Cependant qu’en est-il, par exemple, de la diffusion de fictions mettant en scène de la zoophilie sur des plateformes de vidéos à la demande, comme Netflix ? Le Tribunal de grande instance de Paris a jugé que les œuvres de fiction, peu importe leur contenu, ne sont pas constitutives d’infractions pénales. Par conséquent, la diffusion de fictions contenant des passages zoophiles ne saurait être sanctionnée par l’article 521-1-2 du code pénal.

La loi du 30 novembre 2021 prohibe également, à l’article 521-1-3 du code pénal, la sollicitation ou la proposition d’actes constitutifs d’atteinte sexuelle sur l’animal.

L’incrimination du « zooproxénétisme »

Le proxénétisme est défini aux articles 225-5 et 225-6 du code pénal comme le fait d’aider, d’assister ou de protéger, de tirer profit, d’embaucher, d’entraîner, de détourner une personne en vue de la prostitution ou de servir d’intermédiaire. Cette définition du proxénétisme pourrait être étendue à la zoophilie. C’est ce qui ressort de l’article 521-1-3 du code pénal selon les termes duquel, « le fait de proposer ou de solliciter des actes constitutifs d’atteintes sexuelles sur un animal définies à l’article 521-1-1, par quelque moyen que ce soit, est puni d’un an d’emprisonnement et de 15 000 euros d’amende ».  La proposition de mise à disposition d’un animal à des fins sexuelles, même par des annonces, constitue donc une infraction.

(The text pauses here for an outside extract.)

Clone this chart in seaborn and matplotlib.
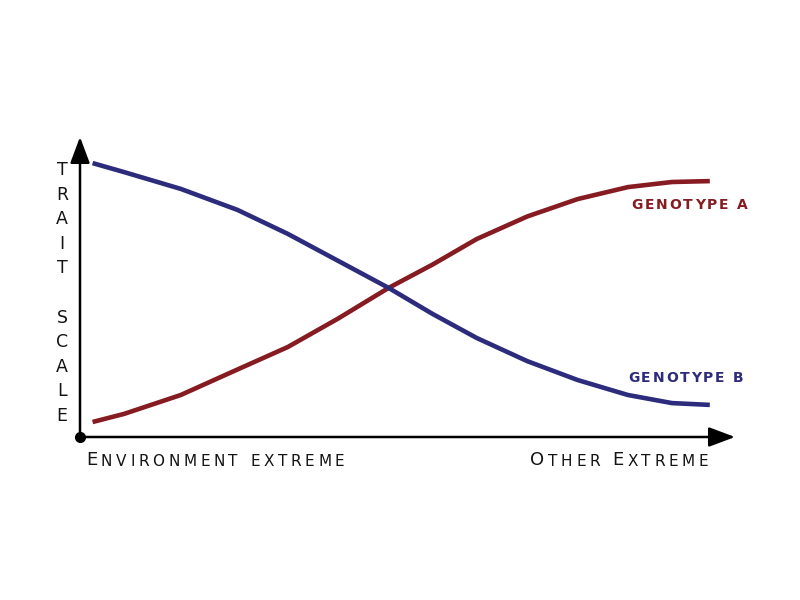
import matplotlib
matplotlib.use("Agg")
import matplotlib.pyplot as plt
import seaborn as sns
import pandas as pd

# ---- data ----
environment = [0.2, 0.7, 1.6, 2.5, 3.3, 4.1, 4.9, 5.6, 6.3, 7.1, 7.9, 8.7, 9.4, 10.0]
genotype_a = [0.50, 0.77, 1.40, 2.25, 3.00, 3.95, 4.97, 5.75, 6.60, 7.35, 7.93, 8.33, 8.50, 8.53]
genotype_b = [9.13, 8.83, 8.27, 7.57, 6.77, 5.87, 4.97, 4.10, 3.30, 2.53, 1.90, 1.40, 1.13, 1.07]
series_names = ["GENOTYPE A", "GENOTYPE B"]
x_labels = [[("E", 13), ("NVIRONMENT EXTREME", 11)],
            [("O", 13), ("THER ", 11), ("E", 13), ("XTREME", 11)]]
y_label = "TRAIT SCALE"

RED = "#861b22"
BLUE = "#2c2b7c"
INK = "#141414"

sns.set_theme(style="white")
plt.rcParams["font.family"] = ["DejaVu Sans"]

df = pd.DataFrame({
    "env": environment * 2,
    "trait": genotype_a + genotype_b,
    "genotype": [series_names[0]] * len(environment) + [series_names[1]] * len(environment),
})

fig = plt.figure(figsize=(8, 6), dpi=100)
ax = fig.add_axes([80 / 800, 163 / 600, 655 / 800, 300 / 600])
sns.lineplot(data=df, x="env", y="trait", hue="genotype",
             palette=[RED, BLUE], linewidth=3.3, legend=False, ax=ax,
             sort=False)
for l in ax.lines:
    l.set_solid_capstyle("butt")
    l.set_solid_joinstyle("round")
ax.set_xlim(0, 10.4)
ax.set_ylim(0, 10)
ax.axis("off")

# axes arrows
arrow = dict(arrowstyle="-|>,head_length=0.8,head_width=0.3", lw=1.8,
             color="black", mutation_scale=20, shrinkA=0, shrinkB=0)
ax.annotate("", xy=(1, 0), xytext=(0, 0), xycoords="axes fraction",
            arrowprops=arrow, annotation_clip=False)
ax.annotate("", xy=(0, 1), xytext=(0, 0), xycoords="axes fraction",
            arrowprops=arrow, annotation_clip=False)
ax.plot([0], [0], "o", color="black", ms=7, clip_on=False)


def tracked(ax, x, y, segments, color, tracking=1.6, weight="normal", coords="axes fraction"):
    prev = None
    for text, size in segments:
        for ch in text:
            if prev is None:
                prev = ax.annotate(ch, xy=(x, y), xycoords=coords, fontsize=size,
                                   color=color, weight=weight, ha="left", va="bottom",
                                   annotation_clip=False)
            else:
                prev = ax.annotate(ch, xy=(1, 0), xycoords=prev, xytext=(tracking, 0),
                                   textcoords="offset points", fontsize=size,
                                   color=color, weight=weight, ha="left", va="bottom",
                                   annotation_clip=False)


tracked(ax, (86 - 80) / 655, -(469 - 437) / 300, x_labels[0], INK, tracking=2.65)
tracked(ax, (530 - 80) / 655, -(469 - 437) / 300, x_labels[1], INK, tracking=2.65)

tracked(ax, 8.76, 7.50, [(series_names[0], 10)], RED, tracking=1.3, weight="bold", coords="data")
tracked(ax, 8.70, 1.73, [(series_names[1], 10)], BLUE, tracking=1.3, weight="bold", coords="data")

ax.text(-18 / 655, (437 - 293) / 300, "\n".join(y_label),
        transform=ax.transAxes, ha="center", va="center", fontsize=12.5,
        color=INK, linespacing=1.47)

fig.savefig("out.png", dpi=100, facecolor="white")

En définitive, qu’il soit question de zoophilie, de zoopornographie et ou de « zooproxénétisme », ces pratiques causent des préjudices physique et psychique à l’animal. Ainsi, les peines prononcées par les tribunaux devront être à la hauteur de la gravité des atteintes sexuelles subies par les animaux.

Cette loi demeure tout de même limitée dès lors que les sanctions n’incluent pas les animaux sauvages en liberté. Pour une meilleure prise en compte de la souffrance animale et une meilleure sanction de la zoophilie, il est nécessaire de procéder à une extension de la sensibilité à tous les animaux sans distinction aucune.